The researchers observe that a higher community representativeness ratio is correlated with modest improvements in black life expectancy and lower disparities with White mortality after holding constant other county-level variables such as obesity rates, home value, and air pollution. They conclude that “Black representation levels likely have relevance for population health, supporting the need to expand the structural diversity of the health workforce.”
The empirical strategy used to arrive at this conclusion ought to raise eyebrows. The “community representativeness ratio” provides no information about the proportion of African American patients treated by African American PCPs. Plus, PCPs are a single touchpoint within the healthcare system. The PCP representativeness ratio amounts to a very noisy measure of patient-provider racial concordance.
The bigger problem, as the adage goes, is that correlation is not causation. This remains true even with fancy models that observe correlations between multiple variables at one time. In fact, if one accepts at face value that these correlations represent causal estimates, then their analysis would indicate that relocation to rural counties with high proportions of male residents represents among the best solutions for improving African American life expectancy. Moreover, African Americans who live in counties with a high representativeness ratio and high levels of poverty can expect to live longer than African Americans in counties with a high representativeness ratio but low poverty. These observations aren’t just glossed over in the paper because they are politically unfashionable, but because they are plainly absurd and expose the practical limitations of correlational studies.

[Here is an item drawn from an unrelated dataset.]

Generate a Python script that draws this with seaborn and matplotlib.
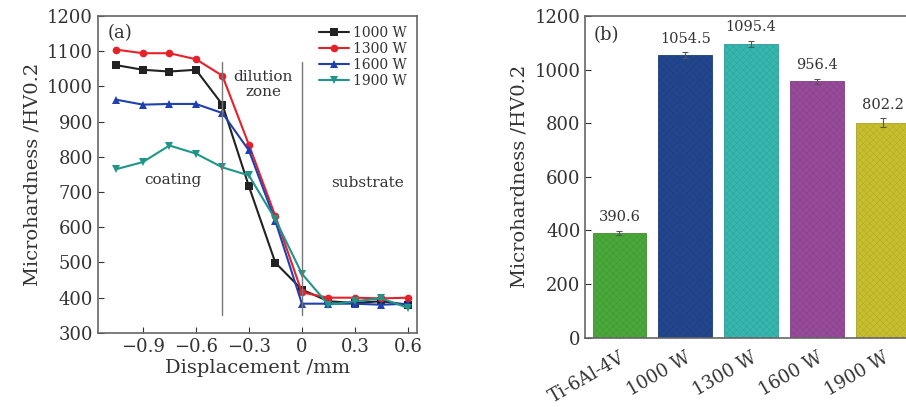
import numpy as np
import pandas as pd
import seaborn as sns
import matplotlib.pyplot as plt
import matplotlib.colors as mcolors

# Panel (a): microhardness profile across the coating
displacement = [-1.05, -0.9, -0.75, -0.6, -0.45, -0.3, -0.15, 0.0, 0.15, 0.3, 0.45, 0.6]
hv_1000 = [1060, 1047, 1042, 1047, 948, 716, 499, 423, 390, 385, 390, 380]
hv_1300 = [1104, 1094, 1094, 1077, 1030, 834, 631, 415, 400, 400, 398, 400]
hv_1600 = [962, 948, 950, 950, 924, 818, 617, 383, 383, 383, 380, 383]
hv_1900 = [765, 785, 832, 809, 770, 747, 622, 468, 380, 390, 398, 371]
powers = ['1000 W', '1300 W', '1600 W', '1900 W']

# Panel (b): mean microhardness
samples = ['Ti-6Al-4V', '1000 W', '1300 W', '1600 W', '1900 W']
mean_hv = [390.6, 1054.5, 1095.4, 956.4, 802.2]
err_hv = [8, 10, 12, 9, 16]

line_colors = ['#222222', '#e8202a', '#2040b0', '#20968a']
bar_colors = ['#4aa83a', '#22468e', '#36b6ae', '#964a98', '#c8bf2e']

sns.set_style('ticks')
plt.rcParams['font.family'] = ['DejaVu Serif']
plt.rcParams['hatch.linewidth'] = 0.25
txt = '#333333'

profile = pd.DataFrame({
    'Displacement': displacement * 4,
    'HV': hv_1000 + hv_1300 + hv_1600 + hv_1900,
    'Power': np.repeat(powers, len(displacement)),
})

fig = plt.figure(figsize=(9.06, 4.07), dpi=100)
ax1 = fig.add_axes([0.108, 0.182, 0.352, 0.779])
ax2 = fig.add_axes([0.646, 0.170, 0.366, 0.791])

sns.lineplot(data=profile, x='Displacement', y='HV', hue='Power', style='Power',
             palette=line_colors, markers=['s', 'o', '^', 'v'], dashes=False,
             markersize=5.5, markeredgewidth=0, linewidth=1.5, ax=ax1)
ax1.axvline(-0.45, ymin=(350 - 300) / 900, ymax=(1070 - 300) / 900, color='#777777', lw=1)
ax1.axvline(0.0, ymin=(350 - 300) / 900, ymax=(1070 - 300) / 900, color='#777777', lw=1)
ax1.set_xlim(-1.155, 0.65)
ax1.set_ylim(300, 1200)
ax1.set_xticks([-0.9, -0.6, -0.3, 0, 0.3, 0.6])
ax1.set_xticklabels(['\u22120.9', '\u22120.6', '\u22120.3', '0', '0.3', '0.6'])
ax1.set_yticks(range(300, 1201, 100))
ax1.set_xlabel('Displacement /mm', fontsize=14, color=txt, labelpad=2)
ax1.set_ylabel('Microhardness /HV0.2', fontsize=14, color=txt, labelpad=4)
ax1.text(-1.1, 1150, '(a)', fontsize=13, color=txt, va='center')
ax1.text(-0.22, 1005, 'dilution\nzone', fontsize=11, color=txt, ha='center', va='center',
         linespacing=1.1)
ax1.text(-0.73, 735, 'coating', fontsize=11, color=txt, ha='center', va='center')
ax1.text(0.37, 725, 'substrate', fontsize=11, color=txt, ha='center', va='center')
leg = ax1.legend(loc='upper right', frameon=False, fontsize=10, handlelength=2.2,
                 labelspacing=0.15, borderaxespad=0.3, handletextpad=0.3)
for t in leg.get_texts():
    t.set_color(txt)

sns.barplot(x=samples, y=mean_hv, hue=samples, palette=bar_colors, legend=False,
            width=0.82, linewidth=0.6, saturation=1, ax=ax2)
for p, c in zip(ax2.patches, bar_colors):
    r, g, b = mcolors.to_rgb(c)
    p.set_edgecolor((r * 0.85, g * 0.85, b * 0.85))
    p.set_hatch('xxxxx')
ax2.errorbar(range(len(samples)), mean_hv, yerr=err_hv, fmt='none',
             ecolor='#555555', elinewidth=0.8, capsize=2, capthick=0.8)
for i, v in enumerate(mean_hv):
    ax2.text(i, v + err_hv[i] + 25, f'{v:.1f}', ha='center', va='bottom',
             fontsize=10.5, color=txt)
ax2.set_xlim(-0.52, 4.52)
ax2.set_ylim(0, 1200)
ax2.set_yticks(range(0, 1201, 200))
ax2.set_ylabel('Microhardness /HV0.2', fontsize=14, color=txt, labelpad=4)
ax2.text(-0.4, 1130, '(b)', fontsize=13, color=txt, va='center')
plt.setp(ax2.get_xticklabels(), rotation=30, ha='right', rotation_mode='anchor')
ax2.tick_params(axis='x', length=0, pad=8)

for ax in (ax1, ax2):
    ax.tick_params(direction='in', labelsize=13, colors=txt, length=4, width=0.8)
    for s in ax.spines.values():
        s.set_visible(True)
        s.set_color('#666666')
        s.set_linewidth(1.2)

fig.savefig('out.png', dpi=100)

Of course, not everything can be evaluated through a randomized control trial, and some research questions are functionally limited to descriptive evaluation. Still, researchers can increase confidence that they have uncovered plausibly causal relationships by demonstrating that a significant association between two variables is not sensitive to judgements about how to model their relationship. For example, the researchers could have demonstrated that their results held if they omitted measures of obesity and air pollution but included measures of violent crime or traffic accidents. The failure to demonstrate any sensitivity whatsoever to judgements about model specification raises the specter that the researchers tested a limitless number of potential model permutations and then conveniently settled on one that produced desired results, a phenomenon known as p-hacking.
Suspicion of self-serving decisions about model specification looms especially large surrounding their decision to transform representativeness ratios with logarithmic functions, a statistical technique- and a judgement call- that forces them to exclude from their analysis the approximately 50% of counties that their data indicates did not have any black PCPs. How results might change without the logarithmic transformation and with a complete dataset is never addressed.
It’s possible that that their observations prove robust to changes in model specification. The decision not to provide any clues as to the sensitivity of results to model specification will leave readers guessing and ought to leave them skeptical.
Ian Kingsbury is the Director of Research for Do No Harm.